* **Your instructions**
Retype only what runs from the first line of the listing to the line holding "ax = fig.add_axes([0.0963, 0.1356, 0.7844, 0.6632])", both included. Do not retype the pictures.

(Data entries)

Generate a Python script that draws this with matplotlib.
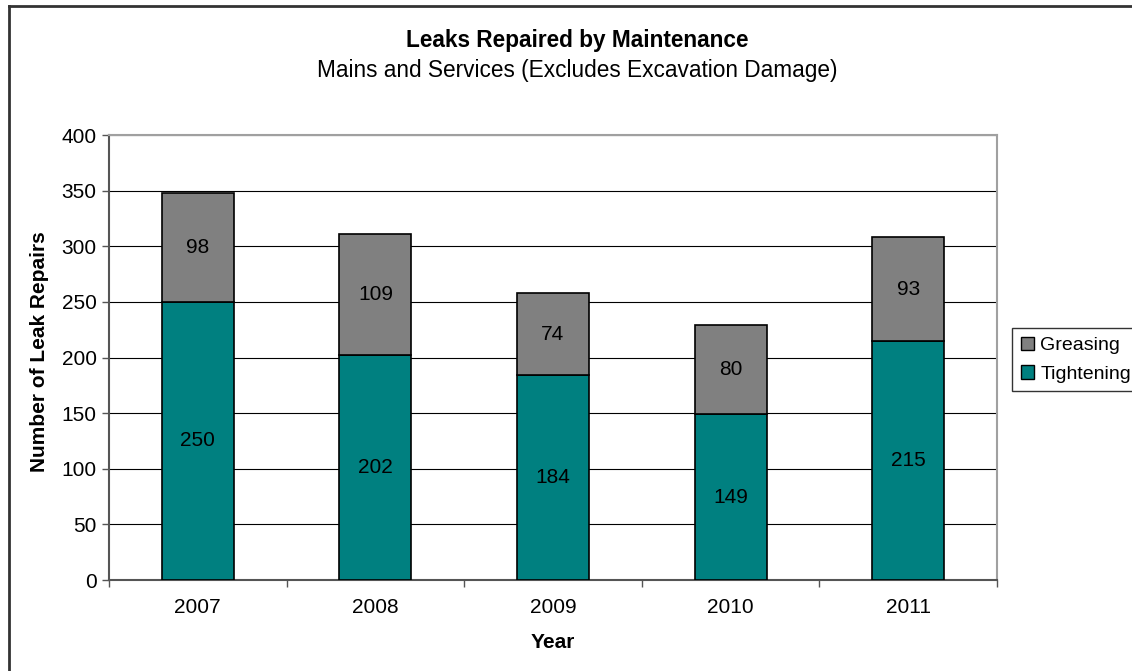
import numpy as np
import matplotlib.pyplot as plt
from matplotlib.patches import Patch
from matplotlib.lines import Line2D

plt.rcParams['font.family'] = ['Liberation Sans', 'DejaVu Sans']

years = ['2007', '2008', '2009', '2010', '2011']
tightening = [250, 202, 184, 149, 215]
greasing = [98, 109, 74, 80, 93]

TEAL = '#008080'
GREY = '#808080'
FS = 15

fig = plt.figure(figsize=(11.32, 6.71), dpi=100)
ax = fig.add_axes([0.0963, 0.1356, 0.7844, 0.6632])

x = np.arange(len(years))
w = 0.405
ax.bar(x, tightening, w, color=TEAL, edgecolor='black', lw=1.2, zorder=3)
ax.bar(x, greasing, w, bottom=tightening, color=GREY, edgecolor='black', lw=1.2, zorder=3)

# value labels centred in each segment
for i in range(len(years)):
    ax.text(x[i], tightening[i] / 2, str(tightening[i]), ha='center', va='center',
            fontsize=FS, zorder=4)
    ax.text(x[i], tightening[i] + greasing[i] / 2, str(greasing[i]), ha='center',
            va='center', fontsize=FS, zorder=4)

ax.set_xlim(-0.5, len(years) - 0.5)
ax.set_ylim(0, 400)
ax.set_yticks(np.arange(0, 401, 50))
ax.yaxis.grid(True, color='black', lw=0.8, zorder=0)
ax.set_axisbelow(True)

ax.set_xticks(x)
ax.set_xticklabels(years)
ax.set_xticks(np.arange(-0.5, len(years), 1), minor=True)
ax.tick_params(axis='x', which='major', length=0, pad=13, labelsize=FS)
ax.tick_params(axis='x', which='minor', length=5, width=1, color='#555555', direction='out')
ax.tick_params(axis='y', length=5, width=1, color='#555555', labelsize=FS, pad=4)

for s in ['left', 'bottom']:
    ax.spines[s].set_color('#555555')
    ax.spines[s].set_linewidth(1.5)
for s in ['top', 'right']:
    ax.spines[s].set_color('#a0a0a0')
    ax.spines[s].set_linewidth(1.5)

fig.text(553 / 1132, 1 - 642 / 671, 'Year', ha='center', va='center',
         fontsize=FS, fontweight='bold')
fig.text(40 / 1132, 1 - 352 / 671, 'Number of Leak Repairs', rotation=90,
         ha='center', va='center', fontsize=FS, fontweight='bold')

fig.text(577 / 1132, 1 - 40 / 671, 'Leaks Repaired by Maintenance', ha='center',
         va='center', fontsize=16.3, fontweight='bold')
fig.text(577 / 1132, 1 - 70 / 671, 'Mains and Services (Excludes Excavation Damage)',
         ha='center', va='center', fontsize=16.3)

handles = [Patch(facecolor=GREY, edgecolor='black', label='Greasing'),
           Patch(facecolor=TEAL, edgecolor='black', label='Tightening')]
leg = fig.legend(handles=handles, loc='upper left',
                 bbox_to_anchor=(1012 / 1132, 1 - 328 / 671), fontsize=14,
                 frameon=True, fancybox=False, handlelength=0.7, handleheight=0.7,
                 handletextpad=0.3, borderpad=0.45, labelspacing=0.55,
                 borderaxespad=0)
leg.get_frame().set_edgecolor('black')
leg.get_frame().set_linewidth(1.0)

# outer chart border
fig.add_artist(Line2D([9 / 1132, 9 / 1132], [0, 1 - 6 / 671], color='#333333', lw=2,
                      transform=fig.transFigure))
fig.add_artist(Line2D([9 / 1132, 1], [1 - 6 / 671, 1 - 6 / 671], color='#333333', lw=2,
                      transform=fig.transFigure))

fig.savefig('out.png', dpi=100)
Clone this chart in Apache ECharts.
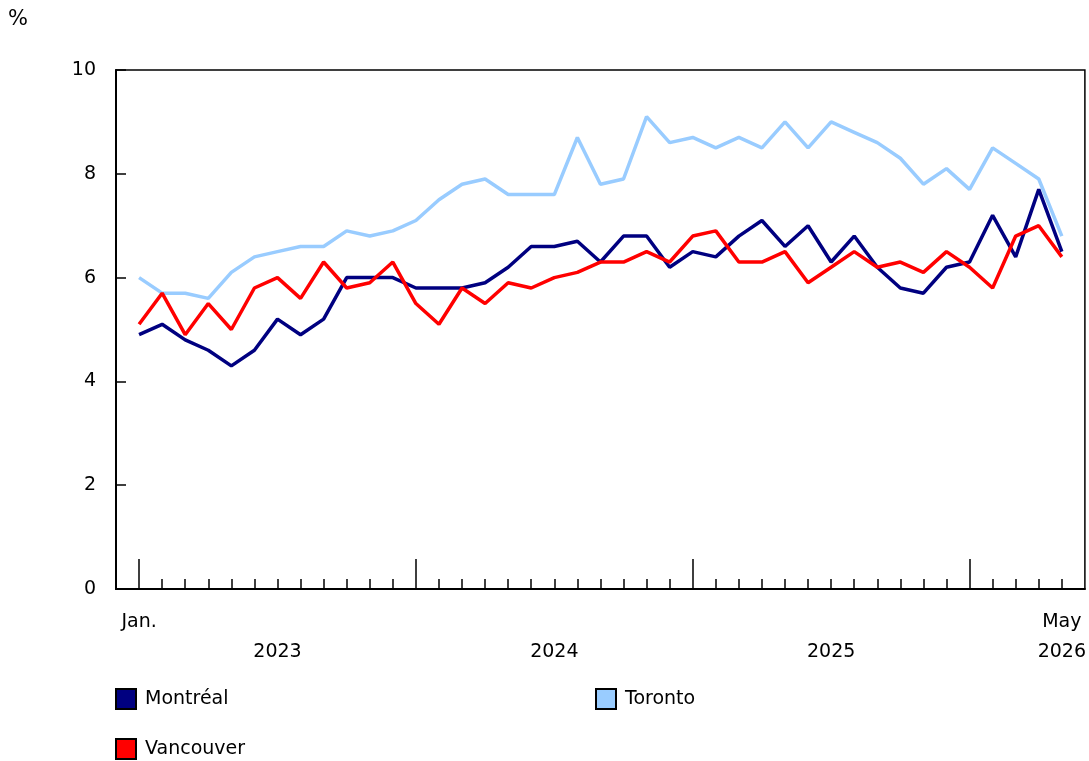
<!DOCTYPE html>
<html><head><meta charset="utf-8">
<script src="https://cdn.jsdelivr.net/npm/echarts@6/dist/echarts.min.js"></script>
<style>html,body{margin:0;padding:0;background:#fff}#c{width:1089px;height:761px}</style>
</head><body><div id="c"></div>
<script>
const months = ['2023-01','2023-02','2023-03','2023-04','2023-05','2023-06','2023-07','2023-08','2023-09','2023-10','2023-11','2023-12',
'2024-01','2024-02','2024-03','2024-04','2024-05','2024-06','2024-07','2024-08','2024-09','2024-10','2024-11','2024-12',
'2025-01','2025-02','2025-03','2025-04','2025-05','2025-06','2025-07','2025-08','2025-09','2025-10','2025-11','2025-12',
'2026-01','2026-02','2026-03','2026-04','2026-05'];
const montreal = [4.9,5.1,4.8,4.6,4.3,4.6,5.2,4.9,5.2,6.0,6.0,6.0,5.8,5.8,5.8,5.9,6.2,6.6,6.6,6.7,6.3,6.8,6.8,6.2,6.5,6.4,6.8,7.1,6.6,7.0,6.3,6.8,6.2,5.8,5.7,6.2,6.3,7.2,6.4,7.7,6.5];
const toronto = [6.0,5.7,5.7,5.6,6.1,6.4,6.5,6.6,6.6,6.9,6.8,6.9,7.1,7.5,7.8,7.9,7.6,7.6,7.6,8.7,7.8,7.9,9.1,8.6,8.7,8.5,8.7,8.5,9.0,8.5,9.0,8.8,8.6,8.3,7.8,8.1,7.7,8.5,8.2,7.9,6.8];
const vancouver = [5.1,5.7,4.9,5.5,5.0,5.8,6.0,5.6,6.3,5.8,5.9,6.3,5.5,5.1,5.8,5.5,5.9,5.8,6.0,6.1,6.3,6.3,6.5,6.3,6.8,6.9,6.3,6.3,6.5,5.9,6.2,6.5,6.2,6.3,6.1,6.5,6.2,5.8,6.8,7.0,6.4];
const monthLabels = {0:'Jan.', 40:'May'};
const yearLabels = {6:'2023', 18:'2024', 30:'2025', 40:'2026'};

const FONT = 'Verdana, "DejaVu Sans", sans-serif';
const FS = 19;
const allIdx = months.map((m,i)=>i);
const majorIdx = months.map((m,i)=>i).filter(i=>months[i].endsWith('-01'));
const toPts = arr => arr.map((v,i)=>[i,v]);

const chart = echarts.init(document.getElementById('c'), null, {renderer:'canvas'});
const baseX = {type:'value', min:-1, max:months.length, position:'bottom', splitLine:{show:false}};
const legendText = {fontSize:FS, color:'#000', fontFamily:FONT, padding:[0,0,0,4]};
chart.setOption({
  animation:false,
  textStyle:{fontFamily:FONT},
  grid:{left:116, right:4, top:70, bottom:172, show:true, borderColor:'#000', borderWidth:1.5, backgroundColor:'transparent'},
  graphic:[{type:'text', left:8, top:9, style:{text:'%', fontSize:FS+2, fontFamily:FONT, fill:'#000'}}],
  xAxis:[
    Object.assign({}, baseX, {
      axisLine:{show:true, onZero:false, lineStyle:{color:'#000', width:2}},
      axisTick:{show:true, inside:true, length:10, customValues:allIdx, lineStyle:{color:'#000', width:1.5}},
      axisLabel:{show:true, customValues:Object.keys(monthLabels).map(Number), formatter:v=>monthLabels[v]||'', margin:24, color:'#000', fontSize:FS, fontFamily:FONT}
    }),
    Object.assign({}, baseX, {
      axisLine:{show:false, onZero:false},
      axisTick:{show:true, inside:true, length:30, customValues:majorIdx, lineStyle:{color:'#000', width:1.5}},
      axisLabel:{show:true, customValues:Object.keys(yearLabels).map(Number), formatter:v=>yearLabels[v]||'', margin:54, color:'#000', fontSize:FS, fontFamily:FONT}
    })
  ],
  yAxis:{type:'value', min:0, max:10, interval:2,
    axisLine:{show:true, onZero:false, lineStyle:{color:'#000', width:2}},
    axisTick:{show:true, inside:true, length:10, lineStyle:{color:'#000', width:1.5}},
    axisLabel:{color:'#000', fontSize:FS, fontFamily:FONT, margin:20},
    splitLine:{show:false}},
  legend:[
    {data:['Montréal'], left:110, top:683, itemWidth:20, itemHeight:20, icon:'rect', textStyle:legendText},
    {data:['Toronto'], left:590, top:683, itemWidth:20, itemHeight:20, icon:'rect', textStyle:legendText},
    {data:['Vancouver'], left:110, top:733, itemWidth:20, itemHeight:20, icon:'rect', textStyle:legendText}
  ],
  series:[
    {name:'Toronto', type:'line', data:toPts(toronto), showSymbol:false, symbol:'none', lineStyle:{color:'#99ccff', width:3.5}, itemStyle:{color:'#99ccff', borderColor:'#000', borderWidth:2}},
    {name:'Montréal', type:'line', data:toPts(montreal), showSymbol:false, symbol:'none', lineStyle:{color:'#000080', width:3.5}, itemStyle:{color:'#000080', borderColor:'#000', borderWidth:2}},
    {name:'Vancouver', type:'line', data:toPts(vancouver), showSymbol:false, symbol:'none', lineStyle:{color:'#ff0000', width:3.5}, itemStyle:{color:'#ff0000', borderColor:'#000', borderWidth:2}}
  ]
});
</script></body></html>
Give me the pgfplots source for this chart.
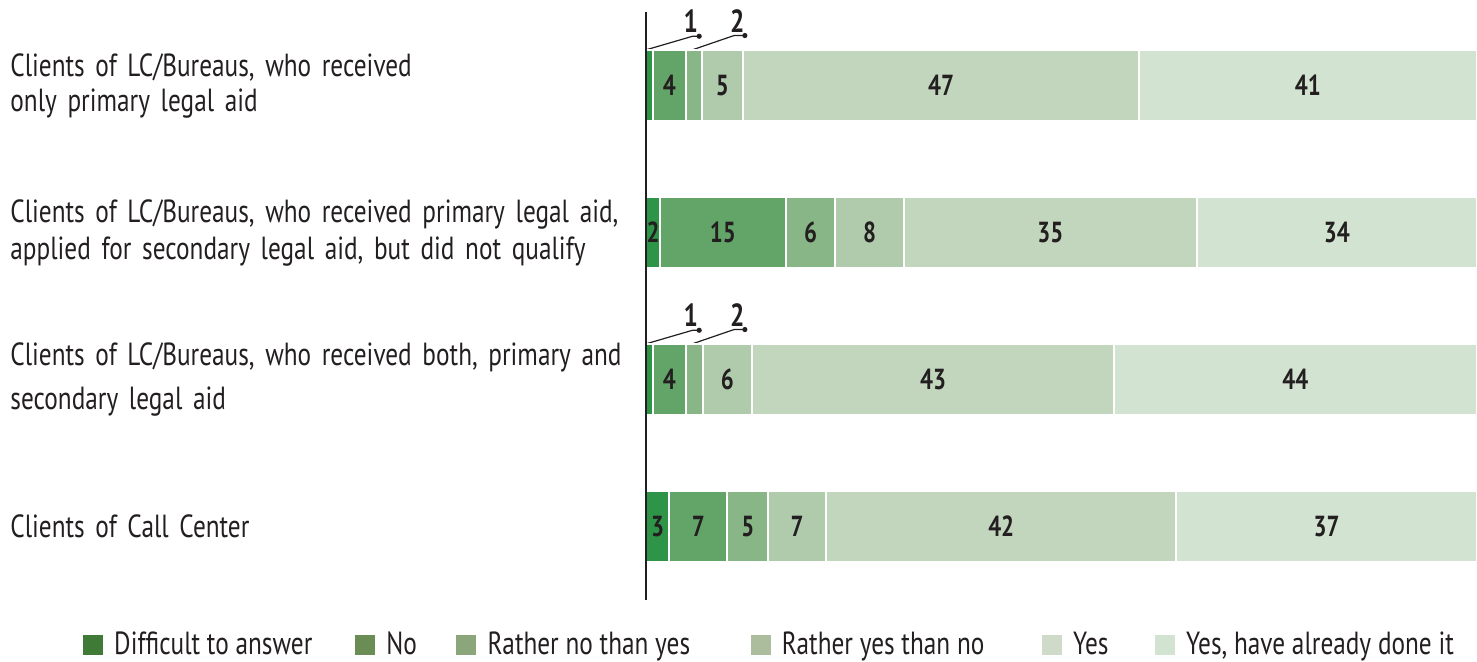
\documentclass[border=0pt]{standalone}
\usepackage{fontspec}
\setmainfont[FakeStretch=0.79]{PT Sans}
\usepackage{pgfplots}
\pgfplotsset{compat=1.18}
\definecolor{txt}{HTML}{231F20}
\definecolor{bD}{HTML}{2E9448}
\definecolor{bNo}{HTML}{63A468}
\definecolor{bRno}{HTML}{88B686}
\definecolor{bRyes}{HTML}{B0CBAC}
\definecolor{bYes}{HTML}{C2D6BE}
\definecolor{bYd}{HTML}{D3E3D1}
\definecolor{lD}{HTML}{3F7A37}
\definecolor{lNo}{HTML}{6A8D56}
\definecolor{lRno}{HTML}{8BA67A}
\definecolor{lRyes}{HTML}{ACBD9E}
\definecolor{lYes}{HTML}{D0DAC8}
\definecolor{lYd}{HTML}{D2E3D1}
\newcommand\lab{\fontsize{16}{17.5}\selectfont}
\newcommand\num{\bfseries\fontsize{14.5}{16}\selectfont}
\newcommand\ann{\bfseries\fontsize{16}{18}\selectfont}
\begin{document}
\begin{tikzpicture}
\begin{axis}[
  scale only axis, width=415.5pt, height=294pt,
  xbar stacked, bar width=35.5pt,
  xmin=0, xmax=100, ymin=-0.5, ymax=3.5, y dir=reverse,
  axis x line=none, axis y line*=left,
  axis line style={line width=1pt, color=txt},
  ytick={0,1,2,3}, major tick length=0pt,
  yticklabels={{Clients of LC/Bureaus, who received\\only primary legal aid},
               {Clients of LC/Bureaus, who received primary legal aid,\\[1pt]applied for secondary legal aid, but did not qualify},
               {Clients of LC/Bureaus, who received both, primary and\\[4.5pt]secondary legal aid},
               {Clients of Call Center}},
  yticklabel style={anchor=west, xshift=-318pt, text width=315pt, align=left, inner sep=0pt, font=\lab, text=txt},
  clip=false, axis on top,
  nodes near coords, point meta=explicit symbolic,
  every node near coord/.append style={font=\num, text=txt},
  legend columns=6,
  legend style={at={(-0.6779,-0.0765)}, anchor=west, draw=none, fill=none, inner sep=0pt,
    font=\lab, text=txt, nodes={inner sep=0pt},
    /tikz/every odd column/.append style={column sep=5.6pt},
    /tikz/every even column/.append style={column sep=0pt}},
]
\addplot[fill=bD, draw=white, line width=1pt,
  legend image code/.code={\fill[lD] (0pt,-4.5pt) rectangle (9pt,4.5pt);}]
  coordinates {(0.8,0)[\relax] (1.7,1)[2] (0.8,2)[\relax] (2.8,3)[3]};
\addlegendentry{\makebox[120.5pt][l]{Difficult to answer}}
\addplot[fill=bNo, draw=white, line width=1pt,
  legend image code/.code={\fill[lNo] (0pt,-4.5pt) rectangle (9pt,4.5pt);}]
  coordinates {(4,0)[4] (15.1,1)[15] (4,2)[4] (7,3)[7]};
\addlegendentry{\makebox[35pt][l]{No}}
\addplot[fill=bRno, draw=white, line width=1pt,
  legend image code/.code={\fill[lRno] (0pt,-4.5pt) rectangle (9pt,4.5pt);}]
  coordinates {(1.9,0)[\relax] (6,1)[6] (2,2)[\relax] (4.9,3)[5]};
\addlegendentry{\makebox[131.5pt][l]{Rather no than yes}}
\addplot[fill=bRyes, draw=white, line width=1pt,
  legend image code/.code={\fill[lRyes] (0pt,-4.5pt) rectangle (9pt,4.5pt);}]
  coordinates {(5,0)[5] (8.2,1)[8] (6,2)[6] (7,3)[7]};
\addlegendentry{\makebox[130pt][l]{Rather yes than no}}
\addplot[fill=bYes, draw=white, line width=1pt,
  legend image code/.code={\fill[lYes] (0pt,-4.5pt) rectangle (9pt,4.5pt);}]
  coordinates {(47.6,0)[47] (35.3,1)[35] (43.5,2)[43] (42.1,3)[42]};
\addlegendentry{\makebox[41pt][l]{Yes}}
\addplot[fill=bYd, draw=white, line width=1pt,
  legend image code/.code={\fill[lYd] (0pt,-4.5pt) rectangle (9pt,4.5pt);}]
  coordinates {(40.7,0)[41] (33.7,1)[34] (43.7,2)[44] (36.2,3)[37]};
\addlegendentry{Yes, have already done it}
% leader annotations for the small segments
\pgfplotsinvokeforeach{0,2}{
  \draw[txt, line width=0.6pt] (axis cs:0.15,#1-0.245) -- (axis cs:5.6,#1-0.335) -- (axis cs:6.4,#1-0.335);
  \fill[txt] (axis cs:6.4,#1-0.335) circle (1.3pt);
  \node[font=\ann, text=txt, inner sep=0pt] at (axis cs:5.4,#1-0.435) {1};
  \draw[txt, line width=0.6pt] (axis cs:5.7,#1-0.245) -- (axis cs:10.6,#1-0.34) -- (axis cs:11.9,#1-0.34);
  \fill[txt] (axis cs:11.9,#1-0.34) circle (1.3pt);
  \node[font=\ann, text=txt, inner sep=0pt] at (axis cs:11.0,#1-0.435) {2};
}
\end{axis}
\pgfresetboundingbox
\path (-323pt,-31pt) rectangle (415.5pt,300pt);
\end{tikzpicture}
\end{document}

* **Answer to the problem**
Generate a Python script that draws this with matplotlib.
import numpy as np
import matplotlib.pyplot as plt
from matplotlib.patches import Patch
from matplotlib.lines import Line2D

plt.rcParams['font.family'] = ['Liberation Sans', 'DejaVu Sans']

years = ['2007', '2008', '2009', '2010', '2011']
tightening = [250, 202, 184, 149, 215]
greasing = [98, 109, 74, 80, 93]

TEAL = '#008080'
GREY = '#808080'
FS = 15

fig = plt.figure(figsize=(11.32, 6.71), dpi=100)
ax = fig.add_axes([0.0963, 0.1356, 0.7844, 0.6632])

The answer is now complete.